I may have used the words concrete->abstract axis. It might be a basis
on which to rate the libraries with a "fuzzy" classification that
indicates position on the axis and spread of coverage. E.g. Boost.Crc
even contains some pre-defined ready-to-use concrete types, whereas at
the other extreme Boost.MPL is an abstract framework.
> The
> more general a library is, the more difficult it is to describe the library in
> terms of use cases. When a library approaches being completely general,
> effective use requires a significant amount of lateral thought by the user, not
> use cases in the documentation.
From a purely practical POV here is the communications problem:
I have a piece of software to construct and I have sufficient confidence
that I can write it in C/C++ in N weeks from the ground up.

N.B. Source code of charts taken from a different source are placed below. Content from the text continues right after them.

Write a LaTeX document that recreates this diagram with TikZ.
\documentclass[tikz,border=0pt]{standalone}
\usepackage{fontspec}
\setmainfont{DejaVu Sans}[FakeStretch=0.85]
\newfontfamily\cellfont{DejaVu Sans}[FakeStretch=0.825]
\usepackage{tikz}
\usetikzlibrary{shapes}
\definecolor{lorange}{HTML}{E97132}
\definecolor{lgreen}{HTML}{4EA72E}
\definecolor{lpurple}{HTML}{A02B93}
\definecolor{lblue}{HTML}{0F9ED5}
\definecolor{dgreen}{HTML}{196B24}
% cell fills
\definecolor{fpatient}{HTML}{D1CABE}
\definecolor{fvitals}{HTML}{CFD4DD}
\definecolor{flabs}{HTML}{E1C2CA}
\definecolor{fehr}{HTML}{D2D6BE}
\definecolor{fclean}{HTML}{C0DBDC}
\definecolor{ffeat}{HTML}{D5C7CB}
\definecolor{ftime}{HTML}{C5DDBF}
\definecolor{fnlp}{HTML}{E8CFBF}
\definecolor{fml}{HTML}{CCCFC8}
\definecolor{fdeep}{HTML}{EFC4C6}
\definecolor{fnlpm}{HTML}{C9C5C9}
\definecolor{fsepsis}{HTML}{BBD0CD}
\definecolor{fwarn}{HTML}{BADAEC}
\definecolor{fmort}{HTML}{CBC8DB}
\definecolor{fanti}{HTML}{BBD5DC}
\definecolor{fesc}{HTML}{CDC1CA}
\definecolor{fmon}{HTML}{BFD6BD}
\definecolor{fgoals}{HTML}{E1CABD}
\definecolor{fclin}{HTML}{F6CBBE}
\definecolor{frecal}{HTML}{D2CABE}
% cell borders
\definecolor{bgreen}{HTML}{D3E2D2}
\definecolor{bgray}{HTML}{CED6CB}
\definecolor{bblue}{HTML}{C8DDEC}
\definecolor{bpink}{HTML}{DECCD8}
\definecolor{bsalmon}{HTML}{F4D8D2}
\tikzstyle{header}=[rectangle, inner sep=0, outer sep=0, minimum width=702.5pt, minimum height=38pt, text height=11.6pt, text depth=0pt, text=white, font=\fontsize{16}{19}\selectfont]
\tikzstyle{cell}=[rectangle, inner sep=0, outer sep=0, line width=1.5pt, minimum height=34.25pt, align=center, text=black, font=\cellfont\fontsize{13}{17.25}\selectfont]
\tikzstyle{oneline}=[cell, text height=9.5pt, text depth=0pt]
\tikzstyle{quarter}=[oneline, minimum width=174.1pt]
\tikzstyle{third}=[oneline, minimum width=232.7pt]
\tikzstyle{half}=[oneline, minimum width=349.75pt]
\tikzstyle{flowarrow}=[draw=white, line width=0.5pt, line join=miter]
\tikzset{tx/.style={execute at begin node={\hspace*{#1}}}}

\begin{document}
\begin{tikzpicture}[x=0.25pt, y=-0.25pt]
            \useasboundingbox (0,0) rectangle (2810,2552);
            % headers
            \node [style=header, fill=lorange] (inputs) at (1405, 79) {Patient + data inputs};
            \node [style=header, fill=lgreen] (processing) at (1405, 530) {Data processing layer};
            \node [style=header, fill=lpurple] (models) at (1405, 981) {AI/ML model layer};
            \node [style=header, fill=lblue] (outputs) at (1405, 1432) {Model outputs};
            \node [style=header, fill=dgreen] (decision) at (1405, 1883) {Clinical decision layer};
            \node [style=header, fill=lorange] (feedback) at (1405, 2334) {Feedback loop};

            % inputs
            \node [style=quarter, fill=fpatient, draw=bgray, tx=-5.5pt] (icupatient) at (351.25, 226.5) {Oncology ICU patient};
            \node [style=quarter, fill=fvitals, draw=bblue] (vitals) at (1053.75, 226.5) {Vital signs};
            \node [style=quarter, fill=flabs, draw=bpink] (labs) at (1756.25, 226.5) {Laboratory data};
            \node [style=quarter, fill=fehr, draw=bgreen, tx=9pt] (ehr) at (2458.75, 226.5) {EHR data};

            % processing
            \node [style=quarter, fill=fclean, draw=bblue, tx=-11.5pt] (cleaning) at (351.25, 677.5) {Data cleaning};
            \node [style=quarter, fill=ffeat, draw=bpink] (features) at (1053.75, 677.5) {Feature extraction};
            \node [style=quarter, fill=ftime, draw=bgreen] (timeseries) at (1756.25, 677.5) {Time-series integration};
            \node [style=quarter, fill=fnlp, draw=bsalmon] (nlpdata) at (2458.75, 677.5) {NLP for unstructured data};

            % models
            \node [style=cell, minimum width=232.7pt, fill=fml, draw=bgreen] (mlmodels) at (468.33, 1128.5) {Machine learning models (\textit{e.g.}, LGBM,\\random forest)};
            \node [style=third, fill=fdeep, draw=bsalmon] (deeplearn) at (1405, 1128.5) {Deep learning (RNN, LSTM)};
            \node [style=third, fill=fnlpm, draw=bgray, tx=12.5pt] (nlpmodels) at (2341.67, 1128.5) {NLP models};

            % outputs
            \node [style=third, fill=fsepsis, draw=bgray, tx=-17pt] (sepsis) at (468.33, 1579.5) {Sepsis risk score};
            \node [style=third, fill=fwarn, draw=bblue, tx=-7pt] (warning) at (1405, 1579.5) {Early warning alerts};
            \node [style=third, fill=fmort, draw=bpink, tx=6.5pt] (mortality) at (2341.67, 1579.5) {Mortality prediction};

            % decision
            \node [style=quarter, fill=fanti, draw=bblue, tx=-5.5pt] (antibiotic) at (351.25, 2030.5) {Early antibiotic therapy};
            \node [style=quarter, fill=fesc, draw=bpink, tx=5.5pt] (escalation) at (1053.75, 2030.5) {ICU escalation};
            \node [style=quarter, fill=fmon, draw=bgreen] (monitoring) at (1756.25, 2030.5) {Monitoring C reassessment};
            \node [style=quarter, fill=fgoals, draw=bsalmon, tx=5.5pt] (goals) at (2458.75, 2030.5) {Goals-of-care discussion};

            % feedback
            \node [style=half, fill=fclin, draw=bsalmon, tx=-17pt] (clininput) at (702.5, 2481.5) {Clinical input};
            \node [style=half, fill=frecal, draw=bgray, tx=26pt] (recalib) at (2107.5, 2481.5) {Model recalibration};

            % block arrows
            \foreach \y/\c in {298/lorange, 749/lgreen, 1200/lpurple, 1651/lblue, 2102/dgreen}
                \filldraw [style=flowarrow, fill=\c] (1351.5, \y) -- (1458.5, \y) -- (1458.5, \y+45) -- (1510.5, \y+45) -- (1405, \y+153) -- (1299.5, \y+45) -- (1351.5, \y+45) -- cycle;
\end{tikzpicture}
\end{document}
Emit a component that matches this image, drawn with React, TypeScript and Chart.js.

How can I extract enough information from the Boost docs to identify
those Boost libs that are applicable to my problem domain?
How can I then evaluate those libraries so identified, enough to be
convinced that the full *learning* time plus deployment time will result
in the project lasting N weeks or less?
And so it goes on with quality issues etc...
> Examples (as opposed to use cases) in the
> documentation exist mainly as an attempt to induce the necessary lateral
> thought, not to show what problems the library solves.
Examples - yes, I can't get enough of them. A couple of small caveats:
a) There is a danger that you might not relate to an example if you
can't see that by changing a few things you can put it to good use in
your particular context. OK so you can't please all of the people all of
the time.
b) Examples need to be grounded in the real world - which tenuously
links to use cases. 'foo/bar' examples should be banned :-)
> Hopefully, that made any kind of sense.